Non sarà mai abbastanza ricordare quanto la battaglia di questo nostro tempo sia quella contro l’autoannullamento degli uomini. Contro la scomposizione delle geometrie del reale, fin nell’intimità, affinché ogni salvifico pensiero critico casalingo venga scardinato, banalizzando il male e attribuendolo a determinati valori, fino a riscrivere il significato del Bene, portandolo, quindi, a non essere più fine ed elevazione, ma acritica accettazione aziendale, per creare un nuovo reale, che viaggi sull’onda delle emozioni di massa, di una nuova lingua, delle breaking news, della colpevolizzazione, impostato su un timer mediatico, entro cui scrivere nuove regole per essere accettati e riconosciuti come civili, contrapposti ai barbari, per essere linea retta, contro ogni eresia. Per essere decenti, contro gli indecenti. E ognuno, in cuor suo, vuole essere riconoscibile e accettato, anche per avere minori rogne nel già difficile vivere, in un mondo in cui si è costretti a sentirsi responsabili di ogni cosa, dalla morte dei bambini, al pianto greco degli ambientalisti che fermano le auto.
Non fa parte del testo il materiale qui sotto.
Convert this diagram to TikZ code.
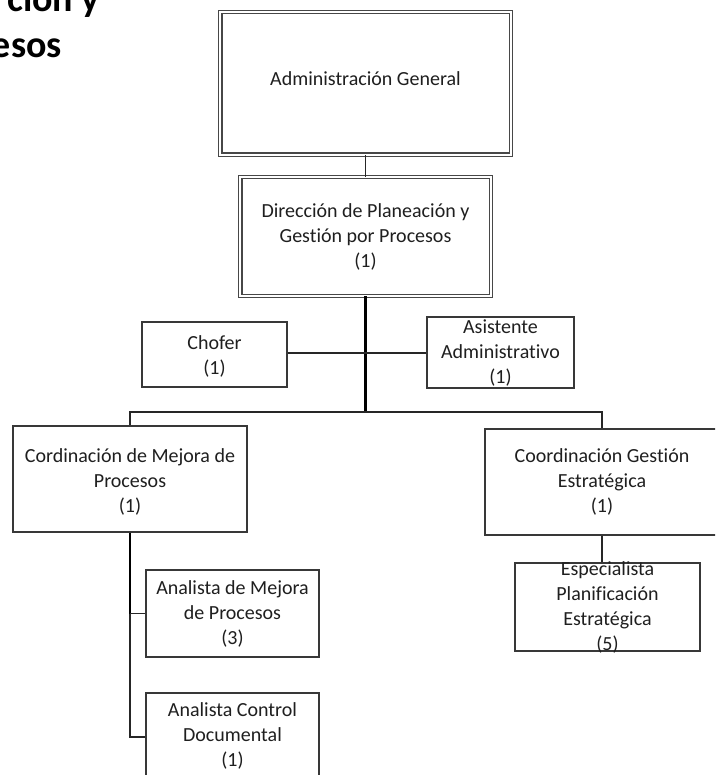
\documentclass[tikz,border=0pt]{standalone}
\usepackage{fontspec}
\setmainfont[Ligatures={NoCommon}]{Carlito}
\begin{document}
\begin{tikzpicture}[x=1pt,y=-1pt,
  box/.style={draw=black!78, line width=1.3pt, fill=white, inner sep=0pt},
  dbox/.style={draw=black!72, line width=1.1pt, double=white, double distance=2.2pt, fill=white, inner sep=0pt},
  lbl/.style={align=center, inner sep=0pt, text=black!88, font=\fontsize{20}{25}\selectfont},
  heading/.style={inner sep=0pt, text=black, font=\fontsize{38}{45}\selectfont\bfseries},
  link/.style={draw=black!85, line width=1.4pt},
  trunk/.style={draw=black, line width=2.2pt}]
\useasboundingbox (0,0) rectangle (715,775);
\clip (0,0) rectangle (715,775);

% page heading, running off the top left corner
\node[heading, anchor=base east] (h1) at (100,12) {ción y};
\node[heading, anchor=base east] (h2) at (62,58) {esos};

% boxes
\node[dbox, minimum width=290.4pt, minimum height=142.4pt] (gen) at (365.5,83.5) {};
\node[dbox, minimum width=250.4pt, minimum height=118.4pt] (dir) at (365.5,236.5) {};
\node[box, minimum width=145pt, minimum height=65pt] (cho) at (214.5,354.5) {};
\node[box, minimum width=147pt, minimum height=71pt] (asi) at (500.5,352.5) {};
\node[box, minimum width=234pt, minimum height=106pt] (cmp) at (130,479) {};
\node[box, minimum width=234pt, minimum height=106pt] (cge) at (602,482) {};
\node[box, minimum width=185pt, minimum height=88pt] (esp) at (607.5,607) {};
\node[box, minimum width=173pt, minimum height=87pt] (amp) at (232.5,613.5) {};
\node[box, minimum width=173pt, minimum height=88pt] (acd) at (232.5,737) {};

% labels
\node[lbl] (genT) at (365.5,79) {Administración General};
\node[lbl] (dirT) at (365.5,237) {Dirección de Planeación y\\Gestión por Procesos\\(1)};
\node[lbl] (choT) at (214.5,356) {Chofer\\(1)};
\node[lbl] (asiT) at (500.5,353) {Asistente\\Administrativo\\(1)};
\node[lbl] (cmpT) at (130,482) {Cordinación de Mejora de\\Procesos\\(1)};
\node[lbl] (cgeT) at (602,482) {Coordinación Gestión\\Estratégica\\(1)};
\node[lbl] (espT) at (607.5,607.5) {Especialista\\Planificación\\Estratégica\\(5)};
\node[lbl] (ampT) at (232.5,614) {Analista de Mejora\\de Procesos\\(3)};
\node[lbl] (acdT) at (232.5,736) {Analista Control\\Documental\\(1)};

% connectors
\coordinate (bus) at (365.5,412);
\draw[link] (gen.south) -- (dir.north);
\draw[trunk] (dir.south) -- (bus);
\draw[link] (cho.east |- 0,353) -- (bus |- 0,353) -- (asi.west |- 0,353);
\draw[link] (cmp.north) |- (bus) -| (cge.north);
\draw[trunk, line width=1.8pt] (cmp.south) -- (cmp.south |- amp.west);
\draw[link] (cmp.south |- amp.west) -- (amp.west);
\draw[link] (cmp.south |- amp.west) |- (acd.west);
\draw[link] (cge.south) -- (cge.south |- esp.north);
\end{tikzpicture}
\end{document}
In ogni caso, che Angela salga sul ring compiendo un rito apotropaico rispetto all’imbecillità di questo tempo, ricco e soddisfacente come una vittoria della purezza contro certo degrado, che, invece, scelga di rifiutarsi di combattere, dopo aver presentato un adeguato ricorso, una cosa è certa: di fronte a questo scenario annichilente e drammatico stiamo perdendo tutti.

Ma se un’ultima questione mi è concessa, vorrei fosse questa: picchia forte, Angela, con tutta la tecnica e la rabbia che hai in corpo, così come, in altro caso, con tutta la degna intelligenza. Picchia, dato che si tratta di un incontro di pugilato, per realizzare un sogno di purezza e di giustizia. Picchia quell’uomo sul ring, se proprio il match si farà, e sarà come prendere a pugni questo tempo imbecille.